_Goal_. Scan the lines below for the string "this" and report how many lines contain it, giving only the number.

------

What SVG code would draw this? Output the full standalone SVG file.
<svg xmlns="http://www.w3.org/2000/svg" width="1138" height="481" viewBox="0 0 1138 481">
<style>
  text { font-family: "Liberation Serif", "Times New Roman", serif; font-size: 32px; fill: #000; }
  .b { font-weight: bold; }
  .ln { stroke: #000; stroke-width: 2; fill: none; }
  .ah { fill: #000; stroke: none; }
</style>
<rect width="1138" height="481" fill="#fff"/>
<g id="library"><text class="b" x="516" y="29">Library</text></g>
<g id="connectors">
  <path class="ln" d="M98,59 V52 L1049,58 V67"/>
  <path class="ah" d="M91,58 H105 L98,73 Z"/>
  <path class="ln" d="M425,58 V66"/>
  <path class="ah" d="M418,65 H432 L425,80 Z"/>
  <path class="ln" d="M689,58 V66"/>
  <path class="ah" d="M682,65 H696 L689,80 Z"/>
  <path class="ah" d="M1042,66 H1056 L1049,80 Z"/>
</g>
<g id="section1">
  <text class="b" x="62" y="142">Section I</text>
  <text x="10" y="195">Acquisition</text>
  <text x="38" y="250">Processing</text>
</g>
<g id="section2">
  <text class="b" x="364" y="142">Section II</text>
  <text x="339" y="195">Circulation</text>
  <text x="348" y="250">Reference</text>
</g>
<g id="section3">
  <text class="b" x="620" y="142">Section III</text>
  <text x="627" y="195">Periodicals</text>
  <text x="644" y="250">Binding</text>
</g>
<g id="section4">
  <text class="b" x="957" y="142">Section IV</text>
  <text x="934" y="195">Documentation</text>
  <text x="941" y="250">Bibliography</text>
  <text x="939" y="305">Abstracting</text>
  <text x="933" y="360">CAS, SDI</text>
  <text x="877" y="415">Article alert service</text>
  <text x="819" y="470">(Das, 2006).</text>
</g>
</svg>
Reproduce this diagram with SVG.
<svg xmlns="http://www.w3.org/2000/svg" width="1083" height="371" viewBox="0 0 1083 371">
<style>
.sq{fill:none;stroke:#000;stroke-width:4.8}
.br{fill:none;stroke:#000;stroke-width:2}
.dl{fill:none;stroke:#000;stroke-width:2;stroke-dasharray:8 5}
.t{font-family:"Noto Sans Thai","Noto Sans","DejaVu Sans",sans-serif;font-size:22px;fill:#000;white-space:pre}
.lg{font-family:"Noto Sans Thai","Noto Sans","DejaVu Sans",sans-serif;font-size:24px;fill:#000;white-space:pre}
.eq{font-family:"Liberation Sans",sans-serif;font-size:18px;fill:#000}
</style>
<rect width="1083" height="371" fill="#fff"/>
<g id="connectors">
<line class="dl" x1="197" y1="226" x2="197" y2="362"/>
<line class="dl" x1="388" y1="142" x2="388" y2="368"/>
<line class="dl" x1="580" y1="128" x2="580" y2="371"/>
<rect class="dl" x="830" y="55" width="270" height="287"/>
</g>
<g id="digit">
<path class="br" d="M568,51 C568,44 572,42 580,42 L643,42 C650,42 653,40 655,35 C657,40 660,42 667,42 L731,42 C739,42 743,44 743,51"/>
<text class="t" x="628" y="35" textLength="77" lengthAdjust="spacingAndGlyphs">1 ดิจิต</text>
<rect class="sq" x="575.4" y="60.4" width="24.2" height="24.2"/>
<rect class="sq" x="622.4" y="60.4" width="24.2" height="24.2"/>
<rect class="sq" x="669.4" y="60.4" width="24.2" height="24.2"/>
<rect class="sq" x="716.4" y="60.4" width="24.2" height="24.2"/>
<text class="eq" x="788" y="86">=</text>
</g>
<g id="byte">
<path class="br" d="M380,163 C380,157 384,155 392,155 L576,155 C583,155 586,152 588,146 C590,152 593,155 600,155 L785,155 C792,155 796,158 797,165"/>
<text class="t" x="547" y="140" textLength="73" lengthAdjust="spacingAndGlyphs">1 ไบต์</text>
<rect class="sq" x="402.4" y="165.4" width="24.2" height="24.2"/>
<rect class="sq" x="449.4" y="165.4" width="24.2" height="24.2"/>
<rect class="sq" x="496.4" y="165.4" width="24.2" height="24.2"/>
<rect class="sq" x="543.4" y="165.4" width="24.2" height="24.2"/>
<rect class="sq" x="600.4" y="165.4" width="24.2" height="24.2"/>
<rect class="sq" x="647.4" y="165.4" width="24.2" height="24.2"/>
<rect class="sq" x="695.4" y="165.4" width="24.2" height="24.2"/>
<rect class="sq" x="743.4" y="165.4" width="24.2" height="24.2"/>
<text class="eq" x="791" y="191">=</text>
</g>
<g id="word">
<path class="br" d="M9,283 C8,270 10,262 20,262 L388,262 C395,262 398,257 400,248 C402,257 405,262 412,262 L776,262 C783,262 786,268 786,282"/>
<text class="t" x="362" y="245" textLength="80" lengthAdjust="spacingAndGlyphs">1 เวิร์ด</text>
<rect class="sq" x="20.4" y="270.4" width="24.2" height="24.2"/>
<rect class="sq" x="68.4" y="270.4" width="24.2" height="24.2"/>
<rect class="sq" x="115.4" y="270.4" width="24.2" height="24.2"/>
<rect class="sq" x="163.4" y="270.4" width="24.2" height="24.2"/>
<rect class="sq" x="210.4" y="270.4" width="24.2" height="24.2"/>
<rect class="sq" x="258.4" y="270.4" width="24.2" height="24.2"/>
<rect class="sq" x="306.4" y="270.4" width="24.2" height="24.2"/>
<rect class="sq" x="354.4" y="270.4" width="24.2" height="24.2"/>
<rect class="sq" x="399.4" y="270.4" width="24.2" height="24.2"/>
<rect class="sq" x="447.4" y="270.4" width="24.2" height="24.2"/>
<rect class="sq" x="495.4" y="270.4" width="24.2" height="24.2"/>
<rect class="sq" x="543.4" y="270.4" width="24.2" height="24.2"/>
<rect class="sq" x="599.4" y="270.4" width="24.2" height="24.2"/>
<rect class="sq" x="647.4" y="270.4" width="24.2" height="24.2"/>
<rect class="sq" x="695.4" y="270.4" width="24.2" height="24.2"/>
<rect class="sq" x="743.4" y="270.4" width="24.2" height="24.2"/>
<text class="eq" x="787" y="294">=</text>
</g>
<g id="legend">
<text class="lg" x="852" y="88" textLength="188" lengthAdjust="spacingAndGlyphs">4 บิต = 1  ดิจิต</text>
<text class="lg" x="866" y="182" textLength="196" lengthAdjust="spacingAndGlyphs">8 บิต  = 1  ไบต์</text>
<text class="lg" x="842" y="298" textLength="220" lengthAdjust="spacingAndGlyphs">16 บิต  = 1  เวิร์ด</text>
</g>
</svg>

------

_Reply_. 2